After years of low interest rates, bonds are back. In 2026, cash and high-quality bonds are reliable tools for the cautious investor.

  • Focus on Credit Quality: Stick to investment-grade corporate bonds and government treasuries. Avoid “junk bonds,” as default risks rise during economic slowdowns.
  • Use a Bond Ladder: Invest in bonds with staggered maturity dates (e.g., 2, 4, 6, and 8 years). This ensures you have cash available regularly to reinvest at the best current rates.
  • Maintain “Dry Powder”: Keep an emergency fund (6-12 months of expenses) in high-yield savings. This cash allows you to buy market dips without selling your long-term assets.

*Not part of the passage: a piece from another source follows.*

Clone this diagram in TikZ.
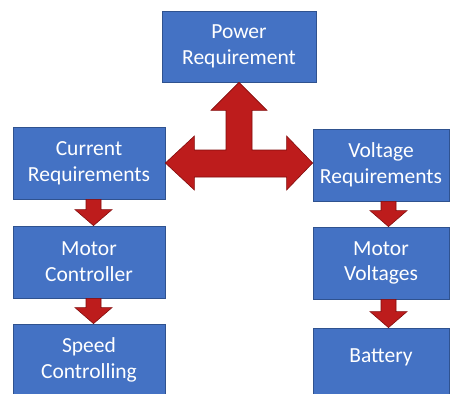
\documentclass[tikz,border=0pt]{standalone}
\usepackage{fontspec}
\setmainfont{Carlito}
\usetikzlibrary{calc}
\definecolor{boxfill}{RGB}{68,114,196}
\definecolor{boxline}{RGB}{47,82,143}
\definecolor{arrfill}{RGB}{189,28,28}
\definecolor{arrline}{RGB}{130,12,12}
\tikzset{
  box/.style={draw=boxline, fill=boxfill, line width=0.8pt, inner sep=0pt,
    text=white, align=center, font=\fontsize{21.5}{25.8}\selectfont},
  lbl/.style={text=white, align=center, inner sep=0pt, font=\fontsize{21.5}{25.8}\selectfont},
  arr/.style={fill=arrfill, draw=arrline, line width=0.6pt, line join=miter}
}
\newcommand{\dnarrow}[3]{%
  \coordinate (a) at ([xshift=#3]#1.south);
  \coordinate (t) at (a |- #2.north);
  \coordinate (h) at ([yshift=16pt]t);
  \coordinate (b) at (a |- h);
  \draw[arr] ([xshift=-7.5pt]a) -- ([xshift=-7.5pt]b) -- ([xshift=-18.5pt]h) -- (t)
    -- ([xshift=18.5pt]h) -- ([xshift=7.5pt]b) -- ([xshift=7.5pt]a) -- cycle;
}
\begin{document}
\begin{tikzpicture}[x=1pt,y=-1pt]
\useasboundingbox (0,0) rectangle (451,394);
\fill[white] (0,0) rectangle (451,394);
\clip (0,0) rectangle (451,394);
% boxes
\node[box, minimum width=154pt, minimum height=71pt] (pw) at (239,46.5) {Power\\Requirement};
\node[box, minimum width=152pt, minimum height=72pt] (cur) at (89,163) {Current\\Requirements};
\node[box, minimum width=152pt, minimum height=72pt] (mc) at (89,262) {Motor\\Controller};
\node[box, minimum width=152pt, minimum height=72pt] (sp) at (89,360) {Speed\\Controlling};
\node[box, minimum width=136pt, minimum height=72pt] (vr) at (381,165) {Voltage\\Requirements};
\node[box, minimum width=136pt, minimum height=72pt] (mv) at (381,263) {Motor\\Voltages};
\node[box, minimum width=136pt, minimum height=72pt] (bat) at (381,364) {};
\node[lbl] (batlbl) at ([yshift=7pt]bat.center) {Battery};
% three-way arrow
\coordinate (top) at (pw.south);
\coordinate (hub) at (top |- cur.east);
\coordinate (lt) at (cur.east);
\coordinate (rt) at (vr.west |- hub);
\draw[arr]
  (top) -- ([shift={(28,28)}]top) -- ([shift={(13,28)}]top)
  -- ([shift={(13,-13)}]hub) -- ([shift={(-26,-13)}]rt) -- ([shift={(-26,-27)}]rt)
  -- (rt) -- ([shift={(-26,27)}]rt) -- ([shift={(-26,14)}]rt)
  -- ([shift={(29,14)}]lt) -- ([shift={(29,27)}]lt) -- (lt)
  -- ([shift={(29,-27)}]lt) -- ([shift={(29,-13)}]lt)
  -- ([shift={(-13,-13)}]hub) -- ([shift={(-13,28)}]top) -- ([shift={(-28,28)}]top) -- cycle;
% small arrows
\dnarrow{cur}{mc}{4.5pt}
\dnarrow{mc}{sp}{4.5pt}
\dnarrow{vr}{mv}{7.5pt}
\dnarrow{mv}{bat}{7.5pt}
\end{tikzpicture}
\end{document}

3. Automate Your Strategy to Remove Emotion

Emotional decisions are the biggest threat to long-term wealth. Use these three mechanisms to stay disciplined:

  1. Dollar-Cost Averaging (DCA): Invest a fixed amount at regular intervals. This forces you to buy more shares when prices are low and fewer when they are high.
  2. Tax-Loss Harvesting: If an investment drops, sell it to offset capital gains elsewhere. Then, reinvest the proceeds into a similar asset to keep your market position.
  3. Maximize Tax-Advantaged Accounts: Fully fund your retirement accounts (IRA, 401(k), or local equivalents). Tax-free growth is a guaranteed win regardless of market volatility.

4. Review, Rebalance, and Cut Fees

A “set-it-and-forget-it” mindset is dangerous. You must actively manage the costs and balance of your holdings.

  • Annual Rebalancing: If your stocks grew from 60% to 75% of your portfolio, sell the excess and buy bonds. This disciplined approach forces you to sell high and buy low.
  • The Expense Ratio Trap: High fees destroy long-term returns. Replace expensive actively managed funds with low-cost ETFs that track the same indices. Saving even 1% in fees can result in thousands of dollars in extra gains over time.

5. Invest in “Anti-Fragile” Companies

In an uncertain 2026, focus on high-quality businesses that remain stable—or even thrive—during volatility.

  • Strong Cash Flow: Look for companies with high Free Cash Flow (FCF). These firms can fund their own growth and pay dividends without needing expensive loans.
  • Low Debt: Businesses with light debt loads are less affected by rising interest rates.
  • Pricing Power: Focus on sector leaders. Companies with strong brands can raise prices to fight inflation without losing their customers.

Conclusion

The golden rules for 2026 are rooted in discipline and cost control. By using low-cost ETFs, prioritizing quality bonds, and automating your savings, you build a portfolio designed for endurance.